We’ve got a simple technical setup heading to the watchlist, this time a longer-term setup developing on oil! Will the market reach a MAJOR area of support and will buyers defend it?
WTI Crude Oil (CFD): Daily
As always, remember that directional biases and volatility conditions for market price are typically driven by fundamentals. And if you haven’t done your fundie homework on the oil yet, then it’s time to do some work by checking out the forex calendar and daily fundamental news for oil price drivers like inventory updates, OPEC news, and economic growth data!
If you have done your fundies homework, then it’s time to move to the charts!
Today, it’s going to be a very simple setup that every trader should have on the watchlist. On the Daily chart above, we can see oil bears have been pushing the price lower since the end of September from roughly around $95.00 a barrel. But recently, the market was stuck in a holding pattern between $73.00 – $77.00, which recently broke and is picking up momentum to the downside.
Oil is now almost nearly back to a major area of support, the $67.50 handle which consistently brought in buyers multiple times between March 2023 until July 2023, before the start of a big move higher.
So from a pure price action standpoint, this area is likely to draw in buyers if retested, not only technical players playing the support pattern, but also those who may be looking to take profits off of a short position.
Of course, whether or not buying support translates into a big move higher will be up to the fundamentals.

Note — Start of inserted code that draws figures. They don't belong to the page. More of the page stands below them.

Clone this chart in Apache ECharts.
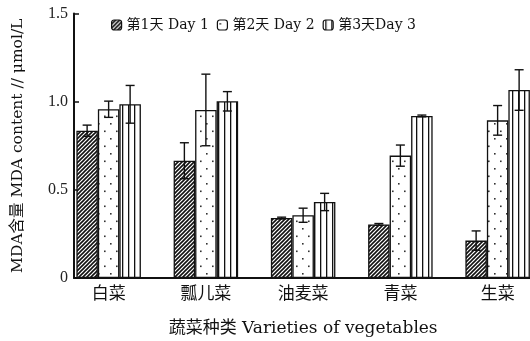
<!DOCTYPE html>
<html>
<head>
<meta charset="utf-8">
<script src="https://cdn.jsdelivr.net/npm/echarts@6/dist/echarts.min.js"></script>
<style>
  html, body { margin: 0; padding: 0; background: #fff; }
  #chart { width: 530px; height: 341px; }
</style>
</head>
<body>
<div id="chart"></div>
<script>
// Vegetable varieties and MDA content (μmol/L) over three days, with error half-widths
const categories = ['白菜', '瓢儿菜', '油麦菜', '青菜', '生菜'];
const seriesNames = ['第1天 Day 1', '第2天 Day 2', '第3天Day 3'];
const day1 = [0.835, 0.665, 0.340, 0.304, 0.212];
const day2 = [0.957, 0.953, 0.356, 0.694, 0.894];
const day3 = [0.985, 1.002, 0.431, 0.919, 1.066];
const err1 = [0.032, 0.102, 0.005, 0.005, 0.055];
const err2 = [0.046, 0.203, 0.040, 0.060, 0.084];
const err3 = [0.107, 0.055, 0.049, 0.005, 0.115];
const yTicks = [0, 0.5, 1.0, 1.5];

const FONT = '"DejaVu Serif", "Noto Sans CJK SC", serif';
const INK = '#111';
const BAR_W = 21.5;

// Fill patterns: diagonal hatch, dots, vertical stripes
function makeTile(w, h, draw) {
  const c = document.createElement('canvas');
  c.width = w; c.height = h;
  const ctx = c.getContext('2d');
  ctx.fillStyle = '#fff';
  ctx.fillRect(0, 0, w, h);
  draw(ctx);
  return c;
}
const hatchTile = makeTile(4, 4, ctx => {
  ctx.strokeStyle = '#111';
  ctx.lineWidth = 1.6;
  ctx.beginPath();
  ctx.moveTo(0, 4); ctx.lineTo(4, 0);
  ctx.moveTo(-1, 1); ctx.lineTo(1, -1);
  ctx.moveTo(3, 5); ctx.lineTo(5, 3);
  ctx.stroke();
});
const dotTile = makeTile(12, 15, ctx => {
  ctx.fillStyle = '#333';
  ctx.fillRect(2, 3, 1.6, 1.6);
  ctx.fillRect(8, 10.5, 1.6, 1.6);
});
const stripeTile = makeTile(6, 4, ctx => {
  ctx.fillStyle = '#111';
  ctx.fillRect(2, 0, 1.3, 4);
});
const patterns = [hatchTile, dotTile, stripeTile].map(img => ({ image: img, repeat: 'repeat' }));

const values = [day1, day2, day3];
const errors = [err1, err2, err3];

const barSeries = values.map((vals, i) => ({
  name: seriesNames[i],
  type: 'bar',
  xAxisIndex: 0,
  yAxisIndex: 0,
  barWidth: BAR_W,
  barGap: '0%',
  data: vals,
  itemStyle: { color: patterns[i], borderColor: INK, borderWidth: 1.3 },
  emphasis: { disabled: true },
  z: 2
}));

const errorSeries = values.map((vals, i) => ({
  name: 'err' + i,
  type: 'custom',
  xAxisIndex: 0,
  yAxisIndex: 0,
  z: 5,
  silent: true,
  data: vals.map((v, k) => [k, v - errors[i][k], v + errors[i][k]]),
  encode: { x: 0, y: [1, 2] },
  renderItem: function (params, api) {
    const lo = api.coord([api.value(0), api.value(1)]);
    const hi = api.coord([api.value(0), api.value(2)]);
    const x = lo[0] + (i - 1) * BAR_W;
    const cap = 4.5;
    const style = { stroke: INK, lineWidth: 1.4 };
    return {
      type: 'group',
      children: [
        { type: 'line', shape: { x1: x, y1: lo[1], x2: x, y2: hi[1] }, style },
        { type: 'line', shape: { x1: x - cap, y1: hi[1], x2: x + cap, y2: hi[1] }, style },
        { type: 'line', shape: { x1: x - cap, y1: lo[1], x2: x + cap, y2: lo[1] }, style }
      ]
    };
  }
}));

const chart = echarts.init(document.getElementById('chart'), null, { renderer: 'canvas' });
chart.setOption({
  backgroundColor: '#fff',
  animation: false,
  textStyle: { fontFamily: FONT, color: INK },
  legend: {
    data: seriesNames,
    left: 106,
    top: 13,
    itemWidth: 10,
    itemHeight: 10,
    itemGap: 8,
    textStyle: { fontFamily: FONT, fontSize: 14, color: INK },
    itemStyle: { borderColor: INK, borderWidth: 1.2 },
    selectedMode: false
  },
  grid: [
    // bars grid: category bands placed so the groups sit between the axes
    { left: 60, width: 486.25, top: 13.5, bottom: 63, outerBoundsMode: 'none' },
    // axis frame grid: the visible y axis and baseline
    { left: 74, right: 0, top: 13.5, bottom: 63, outerBoundsMode: 'none' }
  ],
  xAxis: [
    {
      type: 'category',
      gridIndex: 0,
      data: categories,
      axisLine: { show: false },
      axisTick: { show: false },
      axisLabel: { fontFamily: FONT, fontSize: 17, color: INK, margin: 8 },
      name: '蔬菜种类 Varieties of vegetables',
      nameLocation: 'middle',
      nameGap: 42,
      nameTextStyle: { fontFamily: FONT, fontSize: 17, color: INK }
    },
    {
      type: 'value',
      gridIndex: 1,
      min: 0,
      max: 1,
      axisLine: { show: true, lineStyle: { color: INK, width: 2 } },
      axisTick: { show: false },
      axisLabel: { show: false },
      splitLine: { show: false }
    }
  ],
  yAxis: [
    {
      type: 'value',
      gridIndex: 0,
      min: 0,
      max: 1.5,
      interval: 0.5,
      show: false
    },
    {
      type: 'value',
      gridIndex: 1,
      min: yTicks[0],
      max: yTicks[yTicks.length - 1],
      interval: 0.5,
      axisLine: { show: true, lineStyle: { color: INK, width: 2 } },
      axisTick: { show: true, inside: true, length: 5, lineStyle: { color: INK, width: 1.5 } },
      splitLine: { show: false },
      axisLabel: {
        fontFamily: '"Liberation Serif", serif',
        fontSize: 16,
        color: '#222',
        margin: 6,
        formatter: v => (v === 0 ? '0' : v.toFixed(1))
      },
      name: 'MDA含量 MDA content // μmol/L',
      nameLocation: 'middle',
      nameGap: 48,
      nameRotate: 90,
      nameTextStyle: { fontFamily: FONT, fontSize: 15.5, color: INK }
    }
  ],
  series: barSeries.concat(errorSeries)
});
</script>
</body>
</html>
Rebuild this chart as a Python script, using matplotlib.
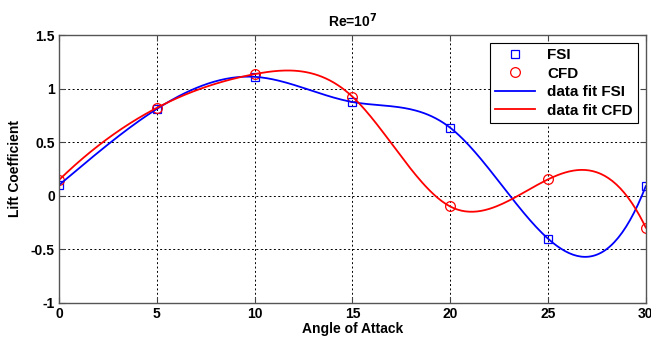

Don’t automatically think a rally will play out from this area–don’t your fundies homework first!
Now for you fundamental oil bears out there, the short-term opportunity may be to go for the $67.50 at market, but the potential return-on-risk isn’t very attractive at current levels, of course depending on the risk management plan. The longer-term opportunity may be to wait for a bounce from the $67.50 area and then see if bearish reversal patterns form before working on a short leaning risk management plan.
If a retest and bounce does play out, and based on the average daily true range of around $2.65, a bounce may get to the $70 – $73 area before sellers step back in.
Finally, a sustained downside break of the major support area is likely the behavior that would really draw in technical sellers, and if so, the $62.00 – $65.00 area would be the initial area that may draw in short-term support, again based on the daily average true range.